Just as President Barack Obama sees the Affordable Care Act (“ACA”) as central to his legacy, so does Chief Justice John Roberts. No interpretation, however tenuous or downright wrong, is off the table for the Chief when adjudicating a case dealing with the ACA.
In National Federation of Independent Business v. Sebelius (2012), Roberts joined with the Court’s liberal wing to uphold the individual mandate as a legitimate exercise of Congress’s taxing power. To do so required much judicial legerdemain.
The constitutionality of the ACA hung on whether the monetary exaction from individuals who refuse to purchase health insurance was a tax or penalty. If the former, it would be within Congress’ delegated powers, if the latter it would not be. In plain English, the statute stated that on those who refuse to purchase health insurance “there is hereby imposed ... a penalty.” No brainer, right? Wrong. Roberts conceded that Congress called it a penalty and enacted it to punish those who did not comply with the legal mandate to buy insurance, but went on to say that what they really meant was to say “tax.” Obamacare was saved.

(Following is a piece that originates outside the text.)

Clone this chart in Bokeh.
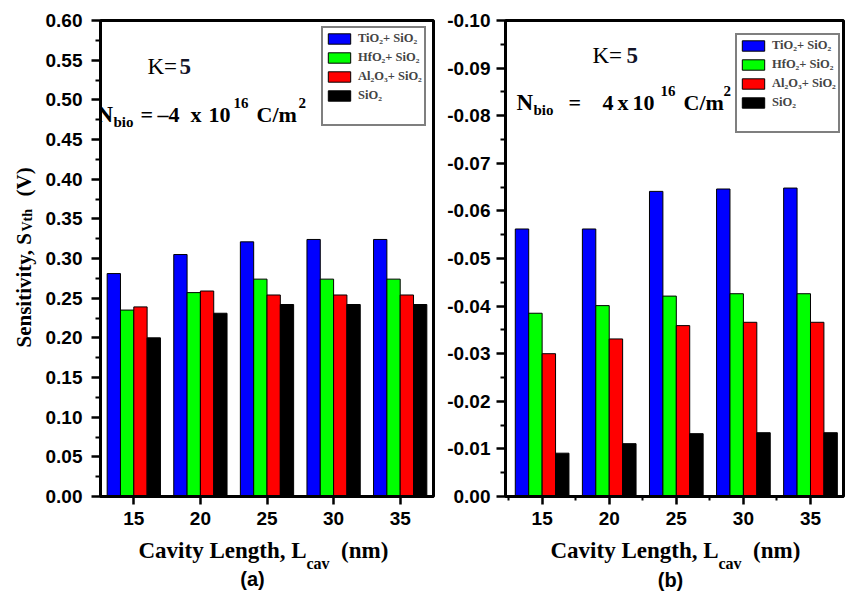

Fast forward to June 2015 and King v. Burwell. The Court was called on to interpret the words “Exchange established by the State” found in the ACA. An exchange under the Act is an online marketplace where people can shop for health insurance to comply with the individual mandate. The importance of these five words is that under the ACA tax credits for insurance purposes are available only when buying a policy on an “Exchange established by the State.”
If states don’t establish exchanges, the ACA directs that the federal government establish the exchange. But the Act contains no provision for tax credits when purchasing insurance on federal exchanges. Only 17 states and the District of Columbia have established their own exchanges. The 34 other states have elected to permit the feds to establish the exchanges operable within their jurisdictions. Without the availability of tax credits for individuals in these 34 states, fewer people meet the economic threshold that requires them to buy health insurance. Consequently, the goal of forcing everyone to buy insurance fails.
À la Sebelius, Roberts took it upon himself to rewrite the ACA to save it yet again. The Court declared that the words “Exchange established by the State” are ambiguous. Having found ambiguity where none exists, Roberts turned to the context and structure of the Act to reach his holding. Surely, Roberts reasoned, Congress wanted the tax credits to apply to all exchanges and not just those established by the states. After much legal jargon and legislative history, Roberts and the Court’s liberal wing held that when the Act says, “Exchange established by the State,” it really means, “Exchange established by the State or the Federal Government.” This is intellectually untenable.
Sebelius and King are Chief Justice Roberts’ effort to build a legacy by piggybacking off President Obama’s featured reform. Roberts longs to be known for judicial restraint the umpire who simply calls balls and strikes rather than participating in the contest and thus has bent over backwards twice to save Obamacare.
He claims he is leaving the issue of health care reform to the nation’s elected representatives. Not true. Instead, unelected justices have picked up the legislative mantle and rewritten the ACA to make a penalty a tax and state exchanges to mean state and federal exchanges. Judges interpret laws; they have no place editing and revising them.
Roberts knows this but he also knows that the current Congress is not inclined to help the president save the ACA. So the Court does so. Rather than being above politics, this amounts to participating in politics to ensure an outcome desired by the president and the minority party in the Congress. This is certainly not judicial restraint, but an activism worthy of the Warren Court at the height of its power.